Read our interview below. BREDA community, meet Theo.

Tell us about your upbringing and family life.

 

My life has been a joyous ride. My parents immigrated from Nigeria to explore new territory and had me in Providence Rhode Island. A plethora of people, experiences, and sounds have birth to what I do. I owe a tremendous amount of gratitude to my Mother & Father who ushered in these miraculous gifts to me.

 

Describe a typical day broken down by time and how you spend it.

 

My devotion lies deep in the exploration and examination of my craft and my nature, so all of my time is consumed by that. Where it brings and whose path I cross by it is sort’ve the deal I’ve made, but regardless of where I am and what I'm doing it’s in keeping with one thing and one thing only.

 

What is your favorite time of day and why?

 

Oh, Morning is magical. It’s quiet and I’m empowered by the Sun. Late at night was a favorite time of mine, between 3–4 am. It was just as quiet as if the show was on hiatus. Which it was.

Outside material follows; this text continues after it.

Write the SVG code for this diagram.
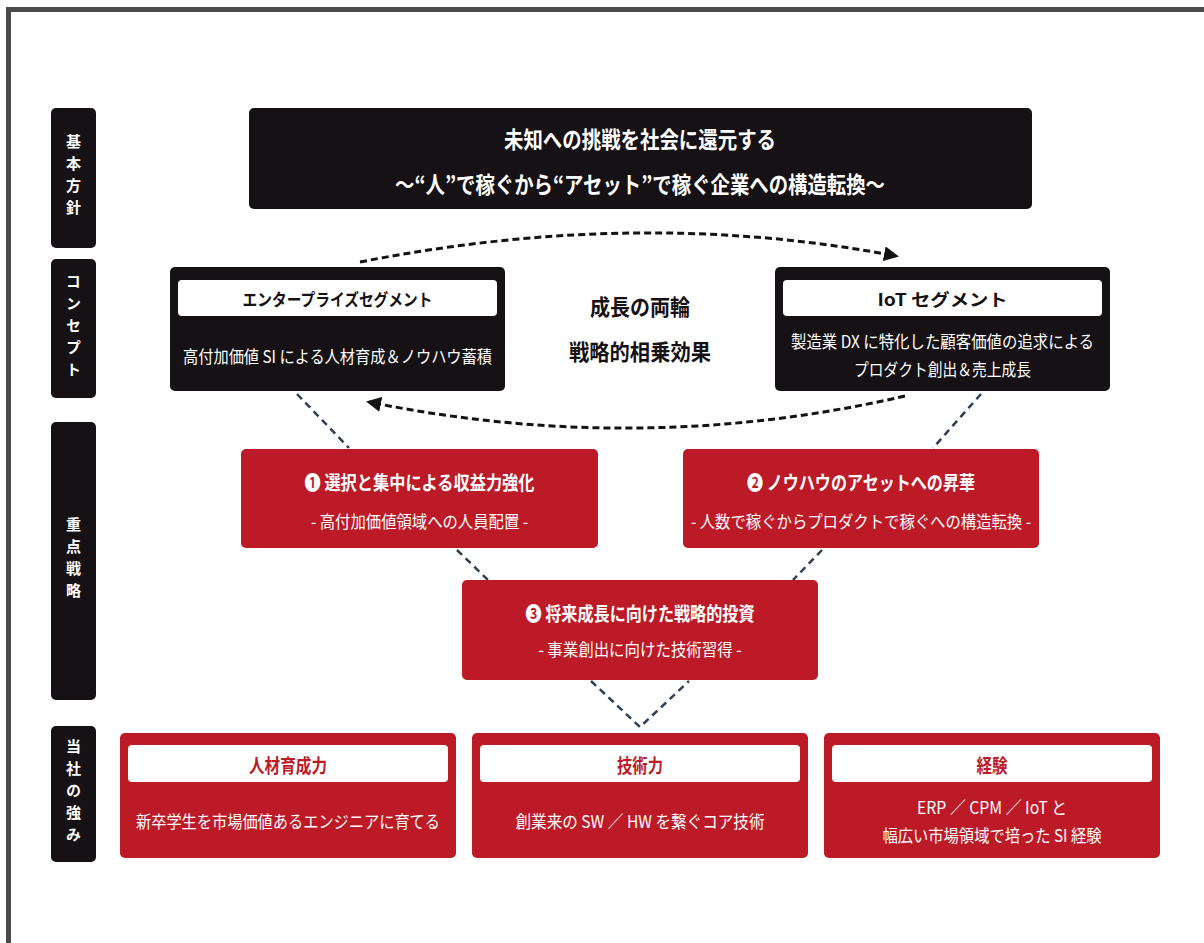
<svg xmlns="http://www.w3.org/2000/svg" width="1204" height="943" viewBox="0 0 1204 943">
<defs>
<style>
text{font-family:"Noto Sans CJK JP","Noto Sans",sans-serif;dominant-baseline:central;text-anchor:middle}
.blk{fill:#161114}
.red{fill:#bd1a27}
.wl{fill:#ffffff}
.side{fill:#ffffff;font-size:15px;font-weight:700;writing-mode:vertical-rl;letter-spacing:7px}
.t1{fill:#ffffff;font-size:23px;font-weight:700}
.seg{fill:#161114;font-size:17px;font-weight:700}
.body{fill:#ffffff;font-size:17px;font-weight:400}
.mid{fill:#161114;font-size:22px;font-weight:700}
.rt{fill:#ffffff;font-size:19px;font-weight:700}
.rs{fill:#ffffff;font-size:17px;font-weight:400}
.st{fill:#bd1a27;font-size:19px;font-weight:700}
.arr{fill:none;stroke:#161114;stroke-width:3;stroke-dasharray:7 4}
.blue{fill:none;stroke:#2b3f55;stroke-width:2.5;stroke-dasharray:7 5}
</style>
<marker id="ah" viewBox="0 0 10 10" refX="8" refY="5" markerWidth="5" markerHeight="5" orient="auto" markerUnits="strokeWidth">
<path d="M0,0 L10,5 L0,10 z" fill="#161114"/>
</marker>
</defs>
<rect x="0" y="0" width="1204" height="943" fill="#ffffff"/>
<path d="M8.5,943 V9.5 H1204" fill="none" stroke="#4a4a4a" stroke-width="5"/>

<g id="side-labels">
<g id="label-kihon"><rect class="blk" x="51" y="108" width="45" height="140" rx="5"/><text class="side" x="73.5" y="178">基本方針</text></g>
<g id="label-concept"><rect class="blk" x="51" y="259" width="45" height="139" rx="5"/><text class="side" x="73.5" y="328.5">コンセプト</text></g>
<g id="label-juten"><rect class="blk" x="51" y="422" width="45" height="278" rx="5"/><text class="side" x="73.5" y="561">重点戦略</text></g>
<g id="label-tsuyomi"><rect class="blk" x="51" y="726" width="45" height="136" rx="5"/><text class="side" x="73.5" y="794">当社の強み</text></g>
</g>

<g id="connectors">
<path class="arr" d="M360,262 Q640,207 896,256" marker-end="url(#ah)"/>
<path class="arr" d="M905,396 Q640,457 369,402" marker-end="url(#ah)"/>
<line class="blue" x1="297" y1="394" x2="349" y2="448"/>
<line class="blue" x1="981" y1="394" x2="933" y2="448"/>
<line class="blue" x1="457" y1="550" x2="488" y2="580"/>
<line class="blue" x1="822" y1="550" x2="793" y2="580"/>
<polyline class="blue" points="591,681 640,727 689,681"/>
</g>

<g id="node-policy">
<rect class="blk" x="249" y="108" width="783" height="101" rx="5"/>
<text class="t1" x="640" y="138" textLength="272" lengthAdjust="spacingAndGlyphs">未知への挑戦を社会に還元する</text>
<text class="t1" x="640" y="183" textLength="490" lengthAdjust="spacingAndGlyphs">～“人”で稼ぐから“アセット”で稼ぐ企業への構造転換～</text>
</g>

<g id="node-enterprise">
<rect class="blk" x="170" y="267" width="335" height="124" rx="5"/>
<rect class="wl" x="178" y="280" width="319" height="36" rx="4"/>
<text class="seg" x="337.5" y="298" textLength="190" lengthAdjust="spacingAndGlyphs">エンタープライズセグメント</text>
<text class="body" x="337.5" y="355" textLength="309" lengthAdjust="spacingAndGlyphs">高付加価値 SI による人材育成＆ノウハウ蓄積</text>
</g>

<g id="node-center">
<text class="mid" x="640" y="305" textLength="100" lengthAdjust="spacingAndGlyphs">成長の両輪</text>
<text class="mid" x="640" y="350" textLength="142" lengthAdjust="spacingAndGlyphs">戦略的相乗効果</text>
</g>

<g id="node-iot">
<rect class="blk" x="775" y="267" width="335" height="124" rx="5"/>
<rect class="wl" x="783" y="280" width="319" height="36" rx="4"/>
<text class="seg" x="942.5" y="298" textLength="130" lengthAdjust="spacingAndGlyphs">IoT セグメント</text>
<text class="body" x="942.5" y="340" textLength="303" lengthAdjust="spacingAndGlyphs">製造業 DX に特化した顧客価値の追求による</text>
<text class="body" x="942.5" y="368" textLength="177" lengthAdjust="spacingAndGlyphs">プロダクト創出＆売上成長</text>
</g>

<g id="node-strategy1">
<rect class="red" x="241" y="449" width="357" height="99" rx="5"/>
<text class="rt" x="419.5" y="481" textLength="230" lengthAdjust="spacingAndGlyphs">❶ 選択と集中による収益力強化</text>
<text class="rs" x="419.5" y="520" textLength="217" lengthAdjust="spacingAndGlyphs">- 高付加価値領域への人員配置 -</text>
</g>

<g id="node-strategy2">
<rect class="red" x="683" y="449" width="356" height="99" rx="5"/>
<text class="rt" x="861" y="481" textLength="228" lengthAdjust="spacingAndGlyphs">❷ ノウハウのアセットへの昇華</text>
<text class="rs" x="861" y="520" textLength="340" lengthAdjust="spacingAndGlyphs">- 人数で稼ぐからプロダクトで稼ぐへの構造転換 -</text>
</g>

<g id="node-strategy3">
<rect class="red" x="462" y="580" width="356" height="100" rx="5"/>
<text class="rt" x="640" y="612" textLength="229" lengthAdjust="spacingAndGlyphs">❸ 将来成長に向けた戦略的投資</text>
<text class="rs" x="640" y="648" textLength="203" lengthAdjust="spacingAndGlyphs">- 事業創出に向けた技術習得 -</text>
</g>

<g id="node-jinzai">
<rect class="red" x="120" y="733" width="336" height="125" rx="5"/>
<rect class="wl" x="128" y="745" width="320" height="37" rx="4"/>
<text class="st" x="288" y="764" textLength="78" lengthAdjust="spacingAndGlyphs">人材育成力</text>
<text class="body" x="288" y="820" textLength="304" lengthAdjust="spacingAndGlyphs">新卒学生を市場価値あるエンジニアに育てる</text>
</g>

<g id="node-gijutsu">
<rect class="red" x="472" y="733" width="336" height="125" rx="5"/>
<rect class="wl" x="480" y="745" width="320" height="37" rx="4"/>
<text class="st" x="640" y="764" textLength="46" lengthAdjust="spacingAndGlyphs">技術力</text>
<text class="body" x="640" y="820" textLength="249" lengthAdjust="spacingAndGlyphs">創業来の SW ／ HW を繋ぐコア技術</text>
</g>

<g id="node-keiken">
<rect class="red" x="824" y="733" width="336" height="125" rx="5"/>
<rect class="wl" x="832" y="745" width="320" height="37" rx="4"/>
<text class="st" x="992" y="764" textLength="31" lengthAdjust="spacingAndGlyphs">経験</text>
<text class="body" x="992" y="806" textLength="150" lengthAdjust="spacingAndGlyphs">ERP ／ CPM ／ IoT と</text>
<text class="body" x="992" y="834" textLength="219" lengthAdjust="spacingAndGlyphs">幅広い市場領域で培った SI 経験</text>
</g>
</svg>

How do you view work and time? What does work-life balance mean to you?

 

No work-life balance whatsoever. I’m so into what I’m doing, so so deep into it that I’m completely lost as to what I would consider a “life” outside of my work. Frankly, life is short. I must use what time I am given to devote myself to what I’m most compelled to do. That’s really it.

 

What tools do you work with on a daily basis?

 

Anything from software to hardware and anything in between. My work lies in scribing so it begins with my hands. Then I’ll bring the idea into whatever mechanism it needs to further cultivate it. My workshop is filled with lots of random tools for whatever the job calls. A laptop is always around for good measure, mics, and stamps.

 

Can you describe your approach to design in one sentence?

 

Perhaps an allowance and understanding of what I believe I want to do and what is truly unfolding before me. Clarity.

 

What is one of the biggest lessons you’ve learned through your work and your practice?

 

I think it’s been in the direction of understanding that sincerity and devotion are all I really have to offer.

How would you describe your identity or presence as an artist? What compels you to share your ideas with the world?

 

You know, that’s a great question. I don’t know if I truly know. I don’t think any great artist knows, I think there comes an understanding that there’s a stream of energy, a force if you will, that is arising from something somewhere and when that understanding happens, I think you sort’ve give way to it as opposed to standing in front of it, detracting from it in any way. You get out of the way because you understand in some deep way that it’s a bit beyond you. You’re simply a conduit for it.